* **WHAT THE TASK REQUIRES**: From the entries below, reproduce exactly the lines from the one with "Clone this chart in Plotly." through the one with "import plotly.graph_objects as go", both included, without images.

* **MATERIAL FOR THIS TASK**:
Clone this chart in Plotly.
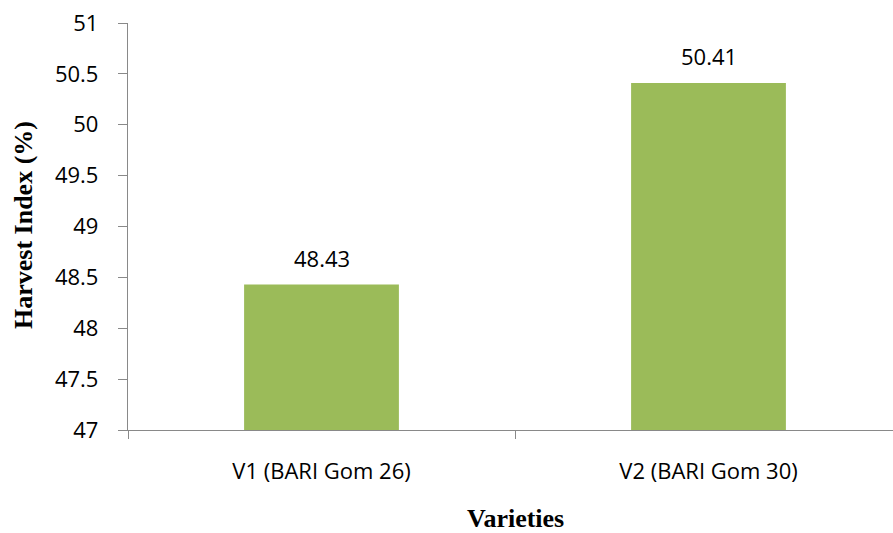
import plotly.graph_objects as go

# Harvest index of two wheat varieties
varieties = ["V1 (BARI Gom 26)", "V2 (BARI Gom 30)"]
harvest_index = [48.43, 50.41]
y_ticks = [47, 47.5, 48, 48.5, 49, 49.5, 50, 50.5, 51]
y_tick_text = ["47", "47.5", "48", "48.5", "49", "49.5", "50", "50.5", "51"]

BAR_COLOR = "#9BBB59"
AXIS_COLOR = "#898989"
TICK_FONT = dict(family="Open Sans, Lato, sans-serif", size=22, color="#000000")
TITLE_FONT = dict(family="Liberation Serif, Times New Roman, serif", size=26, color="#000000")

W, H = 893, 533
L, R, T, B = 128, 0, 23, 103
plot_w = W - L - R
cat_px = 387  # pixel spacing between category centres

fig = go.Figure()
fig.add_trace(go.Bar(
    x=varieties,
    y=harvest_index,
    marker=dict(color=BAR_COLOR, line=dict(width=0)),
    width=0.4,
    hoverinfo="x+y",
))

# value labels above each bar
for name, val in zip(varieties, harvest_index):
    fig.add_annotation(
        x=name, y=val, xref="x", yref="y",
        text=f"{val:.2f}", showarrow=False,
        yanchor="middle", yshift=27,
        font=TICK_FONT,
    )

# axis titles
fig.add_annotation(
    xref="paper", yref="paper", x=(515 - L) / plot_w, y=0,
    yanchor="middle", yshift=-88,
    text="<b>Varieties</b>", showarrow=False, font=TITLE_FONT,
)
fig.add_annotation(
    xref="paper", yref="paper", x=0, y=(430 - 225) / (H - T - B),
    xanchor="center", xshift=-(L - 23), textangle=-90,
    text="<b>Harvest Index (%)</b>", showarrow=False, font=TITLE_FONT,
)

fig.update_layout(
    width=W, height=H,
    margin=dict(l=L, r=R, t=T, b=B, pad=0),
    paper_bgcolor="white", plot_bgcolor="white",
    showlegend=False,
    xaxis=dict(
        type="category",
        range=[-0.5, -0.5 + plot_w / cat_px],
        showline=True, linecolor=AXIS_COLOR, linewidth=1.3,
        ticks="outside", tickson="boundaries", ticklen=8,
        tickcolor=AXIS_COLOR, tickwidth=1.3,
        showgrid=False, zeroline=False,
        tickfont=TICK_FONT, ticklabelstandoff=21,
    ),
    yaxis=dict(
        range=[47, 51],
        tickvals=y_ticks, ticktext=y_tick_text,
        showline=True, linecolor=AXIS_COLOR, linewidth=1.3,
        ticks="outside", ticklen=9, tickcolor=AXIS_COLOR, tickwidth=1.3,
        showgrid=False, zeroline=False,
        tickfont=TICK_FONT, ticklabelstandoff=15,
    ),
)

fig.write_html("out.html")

* * *

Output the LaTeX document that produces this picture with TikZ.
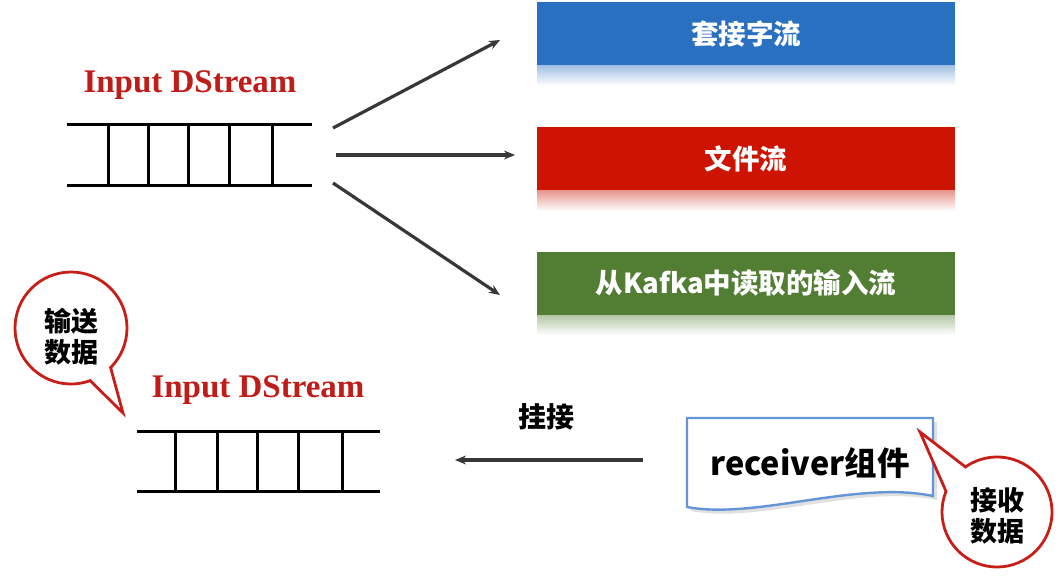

* **ANSWER BELOW**:
Clone this chart in Plotly.
import plotly.graph_objects as go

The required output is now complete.